Dans le contexte de rivalité exacerbée entre puissances européennes, la France obtient en 1892 la concession de la fouille du site de Delphes, le « nombril du monde » pour dix ans. Face à l’Allemagne en charge des fouilles du site d’Olympie depuis les années 1870, l’École Française d’Athènes, fondée en 1846 pour la formation sur le terrain des hellénistes français, mobilisa des moyens considérables : déplacement du village moderne, utilisation pionnière de la photographie à chaque campagne, diffusion des résultats par les moulages…
Les découvertes de sculptures bouleversent alors la connaissance de cet art. C’est un art grec archaïque, coloré, jugé alors primitif qui est d’abord mis au jour : « groupe » de Cléobis et Biton, trésor de Cnide et de Siphnos, Sphinx des Naxiens… Théophile Homolle directeur de l’école et du chantier décide alors - entreprise titanesque et risquée - de faire mouler les fragments découverts dans le but d’en proposer des restitutions en France. Selon l’accord avec la Grèce, les originaux restèrent en effet sur place.

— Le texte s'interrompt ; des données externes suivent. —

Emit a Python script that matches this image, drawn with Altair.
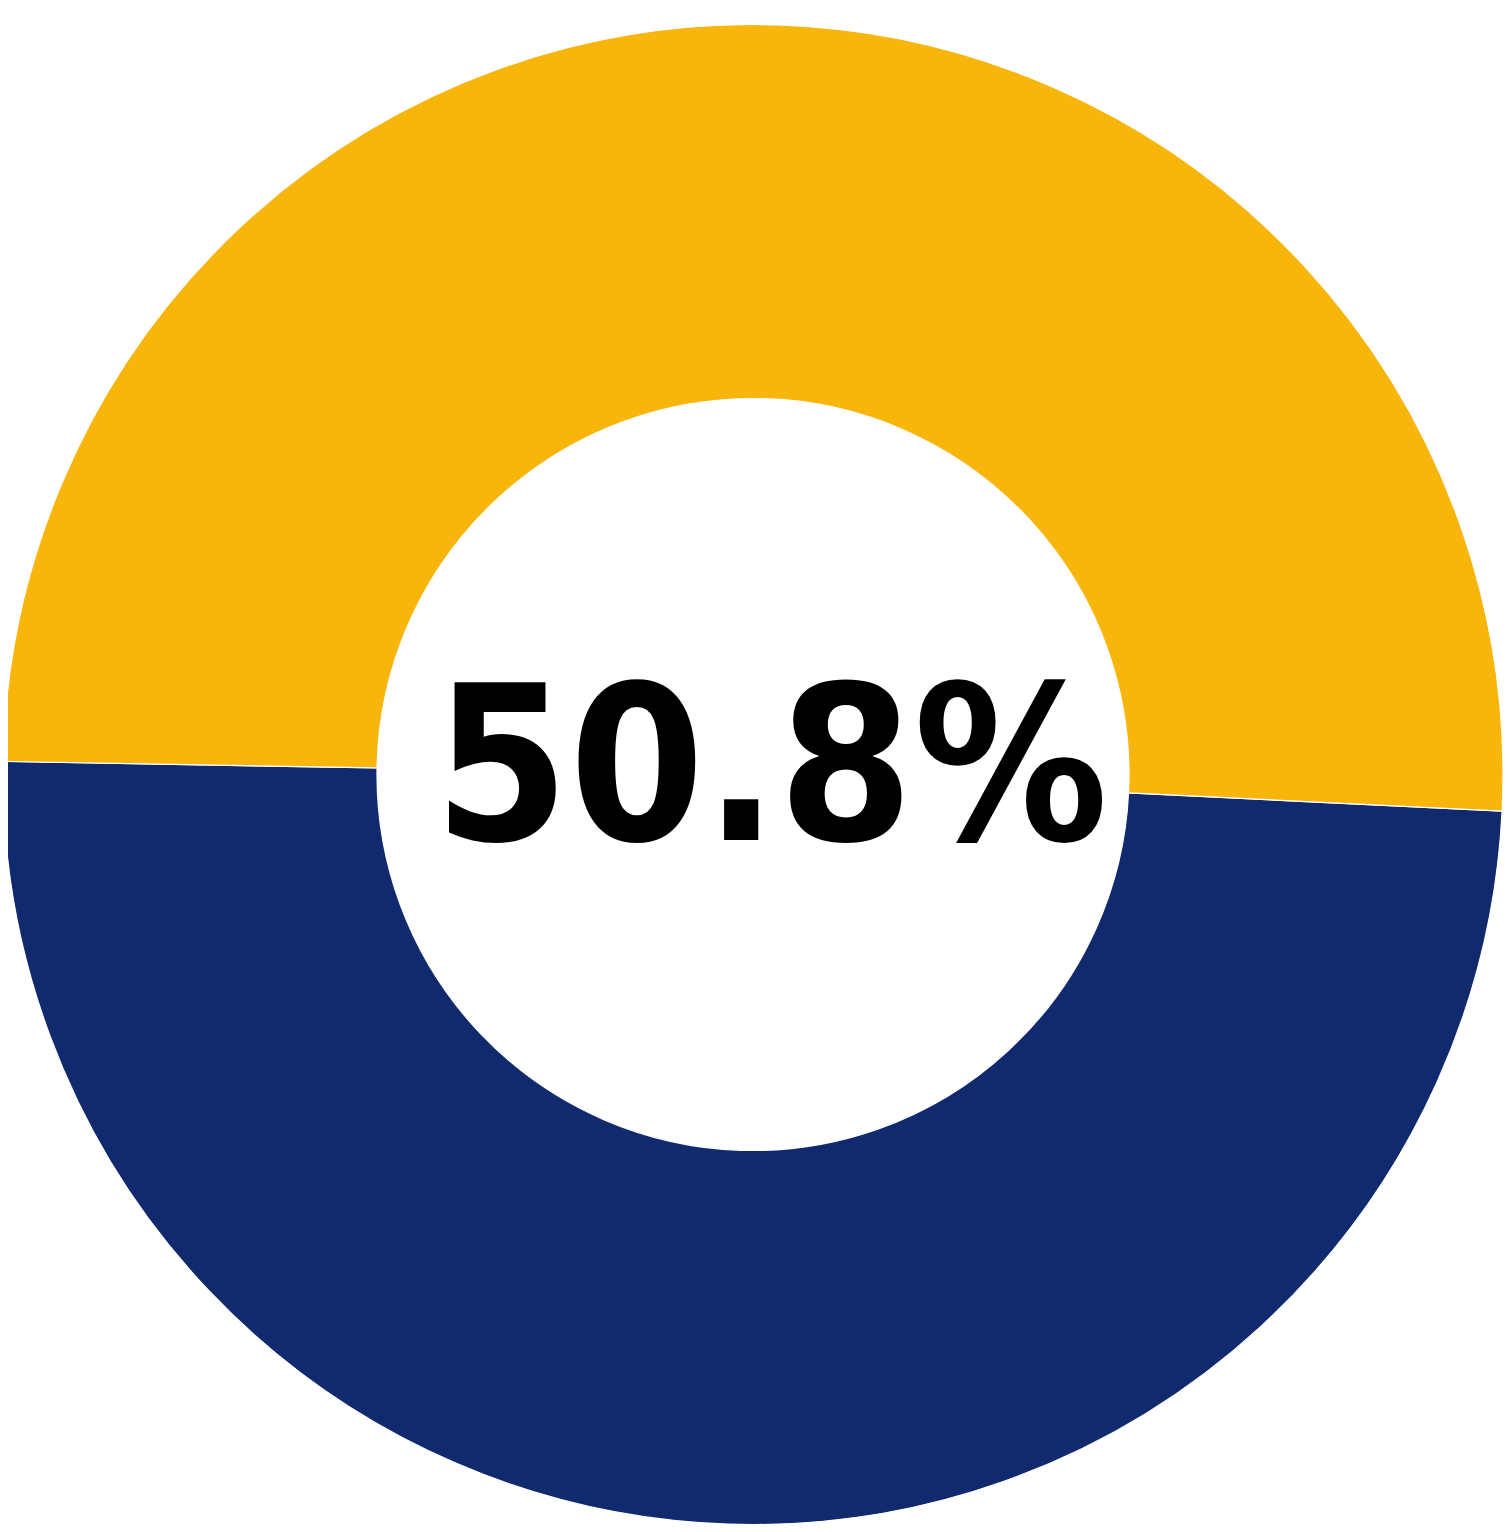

Le Louvre reçut ainsi des moules des monuments delphiques qui permirent leur restitution à l’occasion de l’Exposition de 1900 puis au musée, assurant le prestige de l’archéologie française.
Cette Grèce révélée comptait aussi des sculptures classiques qui devinrent très célèbres dans ce contexte particulier même si peu de spécialistes virent les originaux. Les Danseuses, datées alors du 5e siècle avant J.-C. firent sensation. Au détriment de l’observation, on décrivit alors trois figures féminines formant une ronde en se donnant la main (elles ne se tiennent pourtant pas la main et deux d’entre elles tiennent en fait le bas de leur vêtement !), juchées sur la pointe des pieds (les pieds conservés sont pourtant à l’horizontale !), les bras formant des arabesques au-dessus de leur tête.
Les visages rappelaient l’art de Praxitèle et les drapés mouillés le meilleur de la sculpture du temple d’Athéna Nikè sur l’Acropole d’Athènes. Bref la France avait découvert les modèles antiques des Trois Grâces de Falconnet ou des Bacchantes aux roses de Carpeaux ! On cita même Jean Goujon. La sculpture française était bien l’héritière de l’art grec ! Les hellénistes et chorégraphes de la danse contemporaine intégrèrent ce monument à leurs études sur la gestique antique. On scruta la coiffure en forme de corbeille végétale - le fameux calathos - que l’on voit sur des vases tarentins ou des reliefs plus tardifs et qui semble distinguer la danse des Karneia en l’honneur d’Apollon. On releva l’association aux feuilles d’acanthe en rappelant que c’est au sculpteur Callimaque que Vitruve avait attribué l’invention du chapiteau corinthien dont on aurait retrouvé là le prototype.
Cette interprétation imposée par les débats sur la danse était pourtant en grande partie erronée. Dès 1952 on retrouva les bras des figures qui, la main droite tournée vers le haut soutenait en fait la cuve d’un chaudron au-dessus de leur tête. Il s’agit donc non pas de danseuses mais de Cariatides portant un trépied dans lequel était placé - nous le savons depuis 1993 - un «omphalos » - cette pierre représentant le nombril du monde. Aussi, les « Danseuses », dédiées vers 330-320 avant J.-C. en l’honneur d’Apollon, malgré le beau prélude de Debussy, ne descendent pas du Parnasse pour danser une sarabande sacrée.